• _RECORDED DATA_:

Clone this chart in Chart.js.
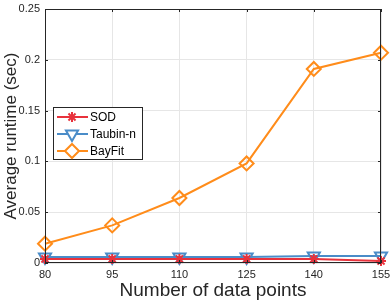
<!DOCTYPE html>
<html><head><meta charset="utf-8">
<script src="https://cdn.jsdelivr.net/npm/chart.js@4.4.1/dist/chart.umd.min.js"></script>
<style>html,body{margin:0;padding:0;background:#fff;}#wrap{width:390px;height:302px;}</style>
</head><body><div id="wrap"><canvas id="c" width="390" height="302"></canvas></div>
<script>
const categories = [80, 95, 110, 125, 140, 155];
const sodValues = [0.004, 0.004, 0.004, 0.004, 0.004, 0.002];
const taubinValues = [0.006, 0.006, 0.006, 0.006, 0.007, 0.007];
const bayfitValues = [0.019, 0.037, 0.064, 0.098, 0.191, 0.207];
const seriesNames = ['SOD', 'Taubin-n', 'BayFit'];
const yTickLabels = ['0', '0.05', '0.1', '0.15', '0.2', '0.25'];

const FONT = '"Liberation Sans", Arial, Helvetica, sans-serif';
const AX = '#262626';
const toPts = v => categories.map((x, i) => ({x: x, y: v[i]}));

const boxPlugin = {
  id: 'box',
  afterDatasetsDraw(chart) {
    const {ctx, chartArea: a} = chart;
    ctx.save();
    ctx.strokeStyle = AX; ctx.lineWidth = 1;
    ctx.strokeRect(a.left + 0.5, a.top + 0.5, a.right - a.left - 1, a.bottom - a.top - 1);
    const xs = chart.scales.x, ys = chart.scales.y;
    ctx.beginPath();
    categories.forEach(v => {
      const px = Math.round(xs.getPixelForValue(v)) + 0.5;
      ctx.moveTo(px, a.bottom); ctx.lineTo(px, a.bottom - 3);
      ctx.moveTo(px, a.top); ctx.lineTo(px, a.top + 3);
    });
    yTickLabels.forEach((t, i) => {
      const py = Math.round(ys.getPixelForValue(i * 0.05)) + 0.5;
      ctx.moveTo(a.left, py); ctx.lineTo(a.left + 3, py);
      ctx.moveTo(a.right, py); ctx.lineTo(a.right - 3, py);
    });
    ctx.stroke();
    // legend
    const lx = 53, ly = 107, lw = 89, lh = 52;
    ctx.fillStyle = '#fff';
    ctx.fillRect(lx, ly, lw, lh);
    ctx.strokeStyle = '#262626'; ctx.lineWidth = 1;
    ctx.strokeRect(lx + 0.5, ly + 0.5, lw, lh);
    const rows = [117, 134, 151];
    chart.data.datasets.forEach((ds, i) => {
      const y = rows[i];
      ctx.strokeStyle = ds.borderColor; ctx.lineWidth = 2;
      ctx.beginPath(); ctx.moveTo(57, y); ctx.lineTo(88, y); ctx.stroke();
      ctx.fillStyle = '#fff';
      ctx.strokeStyle = ds.borderColor; ctx.lineWidth = ds.pointBorderWidth;
      Chart.helpers.drawPoint(ctx, {pointStyle: ds.pointStyle, radius: ds.pointRadius, rotation: ds.pointRotation || 0, borderWidth: ds.pointBorderWidth}, 72, y);
      ctx.fillStyle = '#000';
      ctx.font = '12px ' + FONT;
      ctx.textBaseline = 'middle'; ctx.textAlign = 'left';
      ctx.fillText(ds.label, 90, y + 1);
    });
    ctx.restore();
  }
};

new Chart(document.getElementById('c'), {
  type: 'line',
  data: {
    datasets: [
      {label: seriesNames[0], data: toPts(sodValues), borderColor: '#e8323c', backgroundColor: 'rgba(0,0,0,0)', borderWidth: 2,
       pointStyle: 'star', pointRadius: 5, pointBorderWidth: 2, pointBorderColor: '#e8323c', pointBackgroundColor: 'rgba(0,0,0,0)', clip: false},
      {label: seriesNames[1], data: toPts(taubinValues), borderColor: '#4a8cc8', backgroundColor: 'rgba(0,0,0,0)', borderWidth: 2,
       pointStyle: 'triangle', pointRotation: 180, pointRadius: 7, pointBorderWidth: 2, pointBorderColor: '#4a8cc8', pointBackgroundColor: 'rgba(0,0,0,0)', clip: false},
      {label: seriesNames[2], data: toPts(bayfitValues), borderColor: '#ff8c1a', backgroundColor: 'rgba(0,0,0,0)', borderWidth: 2,
       pointStyle: 'rectRot', pointRadius: 7, pointBorderWidth: 2, pointBorderColor: '#ff8c1a', pointBackgroundColor: 'rgba(0,0,0,0)', clip: false}
    ]
  },
  options: {
    responsive: false, animation: false, devicePixelRatio: 1,
    layout: {padding: {top: 4, right: 9, left: 0, bottom: 0}},
    plugins: {legend: {display: false}, tooltip: {enabled: false}},
    scales: {
      x: {
        type: 'linear', min: 80, max: 155,
        afterBuildTicks: s => { s.ticks = categories.map(v => ({value: v})); },
        afterFit: s => { s.height = 39; s.paddingLeft = 0; s.paddingRight = 0; },
        grid: {color: '#e6e6e6', drawTicks: false},
        border: {display: false},
        ticks: {padding: 5, color: AX, font: {family: FONT, size: 11}, maxRotation: 0, callback: v => String(v)},
        title: {display: true, text: 'Number of data points', color: AX, font: {family: FONT, size: 19}, padding: {top: 0, bottom: 0}}
      },
      y: {
        min: 0, max: 0.25,
        afterBuildTicks: s => { s.ticks = yTickLabels.map((t, i) => ({value: i * 0.05})); },
        afterFit: s => { s.width = 45; s.paddingTop = 0; s.paddingBottom = 0; },
        grid: {color: '#e6e6e6', drawTicks: false},
        border: {display: false},
        ticks: {padding: 5, color: AX, font: {family: FONT, size: 11}, callback: (v, i) => yTickLabels[i]},
        title: {display: true, text: 'Average runtime (sec)', color: AX, font: {family: FONT, size: 17}, padding: {top: 1, bottom: 0}}
      }
    }
  },
  plugins: [boxPlugin]
});
</script></body></html>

• _EXERCISE TASK_:
Please quote the lines of the material, beginning with the first and ending with the one that contains "const toPts = v", exactly as written and without any pictures.

• _ANSWER TO THE PROBLEM_:
Clone this chart in Chart.js.
<!DOCTYPE html>
<html><head><meta charset="utf-8">
<script src="https://cdn.jsdelivr.net/npm/chart.js@4.4.1/dist/chart.umd.min.js"></script>
<style>html,body{margin:0;padding:0;background:#fff;}#wrap{width:390px;height:302px;}</style>
</head><body><div id="wrap"><canvas id="c" width="390" height="302"></canvas></div>
<script>
const categories = [80, 95, 110, 125, 140, 155];
const sodValues = [0.004, 0.004, 0.004, 0.004, 0.004, 0.002];
const taubinValues = [0.006, 0.006, 0.006, 0.006, 0.007, 0.007];
const bayfitValues = [0.019, 0.037, 0.064, 0.098, 0.191, 0.207];
const seriesNames = ['SOD', 'Taubin-n', 'BayFit'];
const yTickLabels = ['0', '0.05', '0.1', '0.15', '0.2', '0.25'];

const FONT = '"Liberation Sans", Arial, Helvetica, sans-serif';
const AX = '#262626';
const toPts = v => categories.map((x, i) => ({x: x, y: v[i]}));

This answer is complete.